If your business experiences unpredictable seasonal highs and lows—like a retail shop, restaurant, or e-commerce store—traditional fixed monthly loan payments can cause a real headache during quiet months. A Merchant Cash Advance offers a clever alternative by giving you an upfront lump sum that you repay as a small, agreed percentage of your future customer card transactions.
The standout feature of this funding is how it breathes with your business. When you have a bumper weekend or a busy holiday season, you naturally pay the advance off faster.

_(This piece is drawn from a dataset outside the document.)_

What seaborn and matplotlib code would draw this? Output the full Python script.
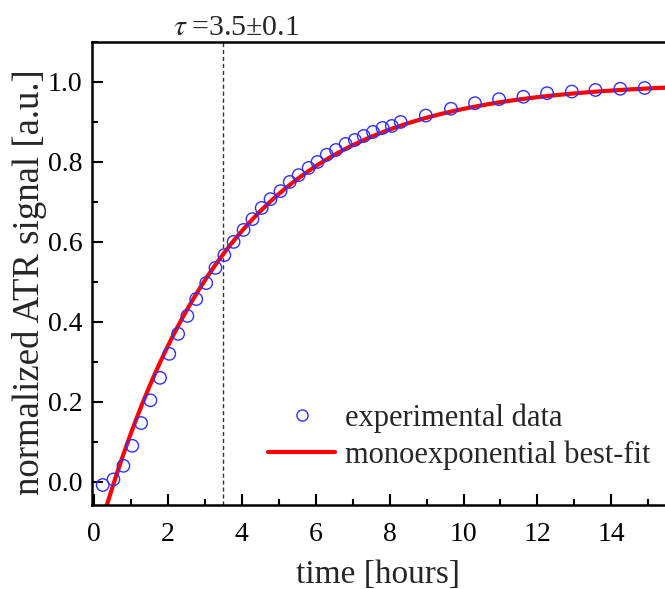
import numpy as np
import pandas as pd
import seaborn as sns
import matplotlib
matplotlib.use("Agg")
import matplotlib.pyplot as plt
from matplotlib.lines import Line2D
from matplotlib.ticker import MultipleLocator

# ---- data ----
time_h = [0.24, 0.53, 0.80, 1.04, 1.28, 1.53, 1.79, 2.04, 2.28, 2.53, 2.77, 3.04,
          3.29, 3.53, 3.78, 4.05, 4.29, 4.54, 4.78, 5.05, 5.30, 5.54, 5.81, 6.05,
          6.30, 6.55, 6.81, 7.06, 7.30, 7.55, 7.81, 8.06, 8.30, 8.98, 9.66, 10.31,
          10.96, 11.62, 12.26, 12.93, 13.57, 14.24, 14.90]
signal = [-0.008, 0.006, 0.04, 0.09, 0.147, 0.204, 0.26, 0.32, 0.37, 0.415, 0.457,
          0.497, 0.535, 0.567, 0.60, 0.63, 0.657, 0.685, 0.707, 0.727, 0.75, 0.767,
          0.785, 0.80, 0.818, 0.83, 0.845, 0.855, 0.865, 0.875, 0.885, 0.89, 0.90,
          0.916, 0.933, 0.947, 0.957, 0.963, 0.972, 0.976, 0.98, 0.983, 0.985]

# monoexponential best-fit parameters
fit_amp = 1.0
fit_t0 = 0.55
fit_tau = 3.5
fit_tau_err = 0.1

x_ticks = [0, 2, 4, 6, 8, 10, 12, 14]
y_ticks = [0.0, 0.2, 0.4, 0.6, 0.8, 1.0]

sns.set_theme(style="ticks")
plt.rcParams["font.family"] = ["Liberation Serif", "DejaVu Serif"]
plt.rcParams["mathtext.fontset"] = "stix"

fig = plt.figure(figsize=(6.65, 5.89), dpi=100)
ax = fig.add_axes([92 / 665, 1 - 505 / 589, 1 - 92 / 665, (505 - 42) / 589])

xlim = (-0.05, 15.45)
t_fit = np.linspace(0.2, 16, 400)
fit_df = pd.DataFrame({"t": t_fit,
                       "y": fit_amp * (1 - np.exp(-(t_fit - fit_t0) / fit_tau))})
data_df = pd.DataFrame({"t": time_h, "y": signal})

ax.axvline(fit_tau, color="#333333", lw=1.0, ls=(0, (3, 2)), zorder=1)
sns.lineplot(data=fit_df, x="t", y="y", ax=ax, color="#ff0000", lw=3.0,
             zorder=2, legend=False)
sns.scatterplot(data=data_df, x="t", y="y", ax=ax, marker="o", s=80,
                facecolor="none", edgecolor="#3030ff", linewidth=1.0,
                zorder=3, legend=False)

ax.set_xlim(*xlim)
ax.set_ylim(-0.058, 1.1)
ax.set_xticks(x_ticks)
ax.set_yticks(y_ticks)
ax.set_yticklabels([f"{v:.1f}" for v in y_ticks])
ax.xaxis.set_minor_locator(MultipleLocator(1))
ax.yaxis.set_minor_locator(MultipleLocator(0.1))
ax.tick_params(which="both", direction="in", width=1.5, colors="black",
               labelsize=20)
ax.tick_params(axis="x", pad=12)
ax.tick_params(axis="y", pad=7)
ax.tick_params(which="major", length=8)
ax.tick_params(which="minor", length=4)
ax.tick_params(axis="x", top=False)
ax.tick_params(axis="y", right=False)
for side in ["left", "bottom", "top"]:
    ax.spines[side].set_linewidth(1.8)
    ax.spines[side].set_color("black")
ax.spines["right"].set_visible(False)

ax.set_xlabel("time [hours]", fontsize=24, labelpad=9)
ax.set_ylabel("normalized ATR signal [a.u.]", fontsize=26.5)
ax.yaxis.set_label_coords(-0.078, 0.482)

ax.text(3.86, 1.015, r"$\tau$" + "\u2009=3.5\u00b10.1", transform=ax.get_xaxis_transform(),
        ha="center", va="baseline", fontsize=21.5)

handles = [
    Line2D([], [], ls="none", marker="o", ms=8, mfc="none", mec="#3030ff", mew=1.0),
    Line2D([], [], color="#ff0000", lw=3.0),
]
ax.legend(handles, ["experimental data", "monoexponential best-fit"],
          loc="lower left", bbox_to_anchor=(268 / 665, 1 - 470 / 589),
          bbox_transform=fig.transFigure, frameon=False, fontsize=22,
          handlelength=2.2, handletextpad=0.33, labelspacing=0.25,
          borderpad=0, borderaxespad=0)

fig.savefig("out.png", dpi=100)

Conversely, if you hit a quiet January, your repayments automatically drop in parallel with your sales, ensuring your cash flow is never choked when revenue slows down.
Securing this type of funding is often much faster and less bureaucratic than traditional routes. Because approval is primarily based on your average monthly card turnover rather than a flawless credit score, the paperwork is minimal. This makes it an ideal option for newer businesses or those without extensive asset histories who need quick access to capital.
You also don’t need to worry about putting your personal or business assets on the line. These advances are unsecured, meaning you don’t have to pledge property or equipment as collateral to qualify for the funds, drastically reducing the personal risk normally associated with raising business capital.
With that said, it is vital to look at the overall cost before moving forward. Because repayments are tied directly to your daily revenue rather than a fixed calendar schedule, the total cost of credit is calculated as a flat fee rather than an annual interest rate (APR). This can make it more expensive than traditional bank finance, so you must ensure your profit margins can comfortably absorb the cost.